§ REQUIREMENTS:
Print the listing from its top line through the line containing "(0,0) rectangle (1206,458);", nothing more, and leave out the pictures.
########
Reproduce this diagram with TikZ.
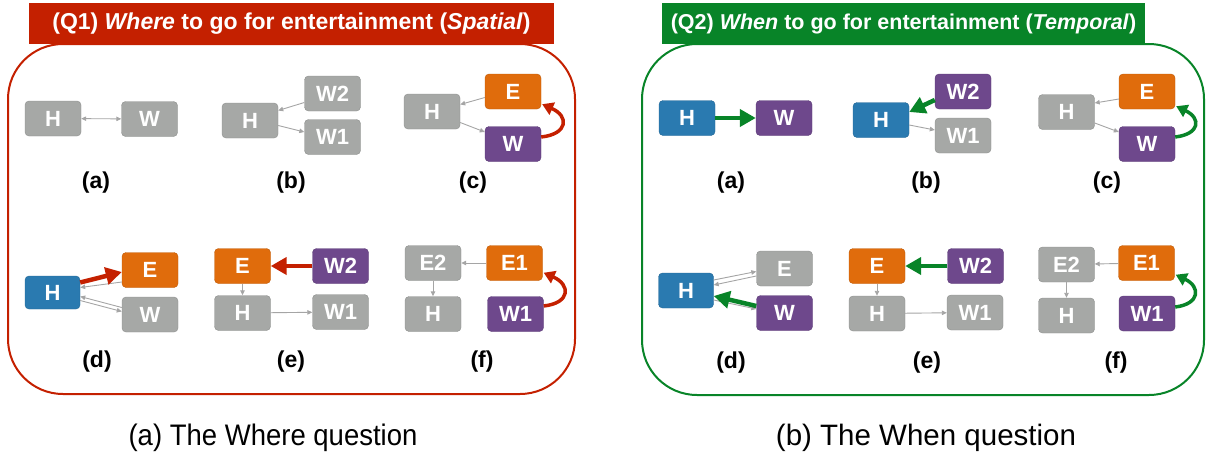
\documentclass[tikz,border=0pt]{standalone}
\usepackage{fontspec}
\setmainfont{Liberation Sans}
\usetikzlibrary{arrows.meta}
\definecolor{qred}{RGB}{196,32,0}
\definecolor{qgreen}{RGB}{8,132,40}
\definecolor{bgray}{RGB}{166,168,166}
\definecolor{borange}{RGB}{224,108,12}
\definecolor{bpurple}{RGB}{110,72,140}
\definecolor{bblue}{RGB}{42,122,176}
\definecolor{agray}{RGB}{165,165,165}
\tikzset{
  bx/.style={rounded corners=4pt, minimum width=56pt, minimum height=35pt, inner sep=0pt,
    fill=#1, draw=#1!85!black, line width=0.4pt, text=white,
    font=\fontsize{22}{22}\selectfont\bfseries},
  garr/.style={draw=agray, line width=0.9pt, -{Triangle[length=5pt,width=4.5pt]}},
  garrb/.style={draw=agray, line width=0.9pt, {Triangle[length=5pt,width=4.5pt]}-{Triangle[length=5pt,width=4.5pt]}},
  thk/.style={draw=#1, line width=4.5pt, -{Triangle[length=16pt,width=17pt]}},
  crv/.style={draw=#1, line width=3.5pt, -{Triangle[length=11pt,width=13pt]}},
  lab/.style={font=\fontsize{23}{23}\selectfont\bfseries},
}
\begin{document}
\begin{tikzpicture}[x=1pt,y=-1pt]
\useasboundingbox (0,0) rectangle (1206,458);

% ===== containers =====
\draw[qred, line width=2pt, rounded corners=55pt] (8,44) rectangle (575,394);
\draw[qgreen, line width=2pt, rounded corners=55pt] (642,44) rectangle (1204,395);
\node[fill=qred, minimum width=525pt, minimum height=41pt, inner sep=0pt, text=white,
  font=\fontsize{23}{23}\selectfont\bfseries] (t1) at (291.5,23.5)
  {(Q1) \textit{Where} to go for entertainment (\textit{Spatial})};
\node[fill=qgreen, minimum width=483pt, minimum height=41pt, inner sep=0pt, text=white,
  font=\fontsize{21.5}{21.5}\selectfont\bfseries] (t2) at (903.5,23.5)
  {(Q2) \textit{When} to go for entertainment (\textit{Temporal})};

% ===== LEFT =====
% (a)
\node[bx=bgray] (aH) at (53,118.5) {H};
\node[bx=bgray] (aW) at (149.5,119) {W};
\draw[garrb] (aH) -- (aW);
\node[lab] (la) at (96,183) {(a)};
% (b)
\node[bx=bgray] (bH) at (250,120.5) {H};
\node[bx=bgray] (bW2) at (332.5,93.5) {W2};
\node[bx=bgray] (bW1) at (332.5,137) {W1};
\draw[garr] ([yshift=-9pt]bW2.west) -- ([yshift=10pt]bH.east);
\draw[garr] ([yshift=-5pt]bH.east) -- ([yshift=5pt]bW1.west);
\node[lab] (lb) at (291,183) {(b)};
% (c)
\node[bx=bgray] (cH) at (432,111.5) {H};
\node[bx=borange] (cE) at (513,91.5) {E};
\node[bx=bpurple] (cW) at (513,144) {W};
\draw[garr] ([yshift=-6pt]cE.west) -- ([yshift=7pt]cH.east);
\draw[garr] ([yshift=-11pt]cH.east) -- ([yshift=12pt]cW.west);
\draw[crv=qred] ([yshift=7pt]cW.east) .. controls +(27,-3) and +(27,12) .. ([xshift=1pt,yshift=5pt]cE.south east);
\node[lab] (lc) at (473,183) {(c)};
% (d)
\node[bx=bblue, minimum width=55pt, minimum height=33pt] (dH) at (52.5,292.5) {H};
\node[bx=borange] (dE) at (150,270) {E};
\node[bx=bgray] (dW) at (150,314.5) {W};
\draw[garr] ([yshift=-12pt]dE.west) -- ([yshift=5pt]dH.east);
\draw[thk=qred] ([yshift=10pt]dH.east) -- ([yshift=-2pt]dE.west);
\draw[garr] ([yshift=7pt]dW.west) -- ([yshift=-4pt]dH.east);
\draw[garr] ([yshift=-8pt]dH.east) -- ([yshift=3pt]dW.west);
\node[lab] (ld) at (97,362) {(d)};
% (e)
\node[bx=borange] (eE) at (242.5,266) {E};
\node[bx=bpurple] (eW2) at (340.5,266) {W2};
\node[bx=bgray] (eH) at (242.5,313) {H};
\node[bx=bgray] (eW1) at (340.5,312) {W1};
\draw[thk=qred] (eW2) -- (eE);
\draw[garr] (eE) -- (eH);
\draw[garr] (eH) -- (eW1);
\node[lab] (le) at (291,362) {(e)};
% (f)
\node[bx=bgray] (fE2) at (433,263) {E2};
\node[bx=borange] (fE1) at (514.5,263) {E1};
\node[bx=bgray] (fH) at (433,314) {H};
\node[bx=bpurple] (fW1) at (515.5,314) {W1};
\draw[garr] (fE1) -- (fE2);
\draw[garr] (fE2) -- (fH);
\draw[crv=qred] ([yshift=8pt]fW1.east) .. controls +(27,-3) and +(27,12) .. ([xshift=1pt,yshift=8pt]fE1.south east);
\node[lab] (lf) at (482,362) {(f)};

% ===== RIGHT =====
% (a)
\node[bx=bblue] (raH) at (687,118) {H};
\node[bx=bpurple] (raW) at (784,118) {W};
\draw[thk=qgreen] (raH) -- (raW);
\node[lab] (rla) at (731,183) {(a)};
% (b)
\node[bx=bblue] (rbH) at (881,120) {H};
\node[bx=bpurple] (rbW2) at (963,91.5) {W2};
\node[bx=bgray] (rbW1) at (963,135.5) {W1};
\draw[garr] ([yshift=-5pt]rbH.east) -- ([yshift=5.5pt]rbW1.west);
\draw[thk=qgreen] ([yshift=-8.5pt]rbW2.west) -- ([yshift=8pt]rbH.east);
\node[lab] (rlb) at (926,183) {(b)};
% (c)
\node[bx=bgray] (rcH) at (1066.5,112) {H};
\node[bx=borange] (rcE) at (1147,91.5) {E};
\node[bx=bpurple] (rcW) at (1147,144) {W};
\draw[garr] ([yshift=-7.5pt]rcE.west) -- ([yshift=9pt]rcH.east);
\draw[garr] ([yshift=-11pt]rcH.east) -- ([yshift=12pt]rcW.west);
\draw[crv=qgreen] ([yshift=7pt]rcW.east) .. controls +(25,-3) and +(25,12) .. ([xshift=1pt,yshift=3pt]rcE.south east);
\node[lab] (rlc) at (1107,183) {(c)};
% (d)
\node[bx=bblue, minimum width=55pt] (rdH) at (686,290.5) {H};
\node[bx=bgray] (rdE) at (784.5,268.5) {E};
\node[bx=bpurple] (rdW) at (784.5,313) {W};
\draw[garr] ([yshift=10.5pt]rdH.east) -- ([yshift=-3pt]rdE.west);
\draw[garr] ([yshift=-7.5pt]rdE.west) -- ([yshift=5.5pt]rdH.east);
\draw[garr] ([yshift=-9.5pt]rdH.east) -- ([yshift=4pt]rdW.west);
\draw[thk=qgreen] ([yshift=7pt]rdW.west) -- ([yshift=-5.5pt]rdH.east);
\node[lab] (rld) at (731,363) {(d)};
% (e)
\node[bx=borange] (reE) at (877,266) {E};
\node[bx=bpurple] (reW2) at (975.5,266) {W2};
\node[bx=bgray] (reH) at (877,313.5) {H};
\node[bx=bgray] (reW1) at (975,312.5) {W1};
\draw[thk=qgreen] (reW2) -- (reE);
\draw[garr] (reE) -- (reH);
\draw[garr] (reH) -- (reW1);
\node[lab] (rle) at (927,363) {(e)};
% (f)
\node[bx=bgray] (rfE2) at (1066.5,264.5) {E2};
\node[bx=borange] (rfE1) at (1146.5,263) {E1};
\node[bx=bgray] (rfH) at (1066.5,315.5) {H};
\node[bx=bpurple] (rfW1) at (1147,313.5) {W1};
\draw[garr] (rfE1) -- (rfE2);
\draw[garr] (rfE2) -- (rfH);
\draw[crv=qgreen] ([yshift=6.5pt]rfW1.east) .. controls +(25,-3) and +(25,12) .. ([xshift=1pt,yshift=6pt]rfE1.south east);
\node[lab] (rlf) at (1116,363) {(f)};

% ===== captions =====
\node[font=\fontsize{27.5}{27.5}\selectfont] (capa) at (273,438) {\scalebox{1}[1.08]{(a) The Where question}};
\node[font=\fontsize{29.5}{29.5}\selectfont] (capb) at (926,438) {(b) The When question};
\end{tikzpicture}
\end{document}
########
§ RESPONSE BELOW:
Reproduce this diagram with TikZ.
\documentclass[tikz,border=0pt]{standalone}
\usepackage{fontspec}
\setmainfont{Liberation Sans}
\usetikzlibrary{arrows.meta}
\definecolor{qred}{RGB}{196,32,0}
\definecolor{qgreen}{RGB}{8,132,40}
\definecolor{bgray}{RGB}{166,168,166}
\definecolor{borange}{RGB}{224,108,12}
\definecolor{bpurple}{RGB}{110,72,140}
\definecolor{bblue}{RGB}{42,122,176}
\definecolor{agray}{RGB}{165,165,165}
\tikzset{
  bx/.style={rounded corners=4pt, minimum width=56pt, minimum height=35pt, inner sep=0pt,
    fill=#1, draw=#1!85!black, line width=0.4pt, text=white,
    font=\fontsize{22}{22}\selectfont\bfseries},
  garr/.style={draw=agray, line width=0.9pt, -{Triangle[length=5pt,width=4.5pt]}},
  garrb/.style={draw=agray, line width=0.9pt, {Triangle[length=5pt,width=4.5pt]}-{Triangle[length=5pt,width=4.5pt]}},
  thk/.style={draw=#1, line width=4.5pt, -{Triangle[length=16pt,width=17pt]}},
  crv/.style={draw=#1, line width=3.5pt, -{Triangle[length=11pt,width=13pt]}},
  lab/.style={font=\fontsize{23}{23}\selectfont\bfseries},
}
\begin{document}
\begin{tikzpicture}[x=1pt,y=-1pt]
\useasboundingbox (0,0) rectangle (1206,458);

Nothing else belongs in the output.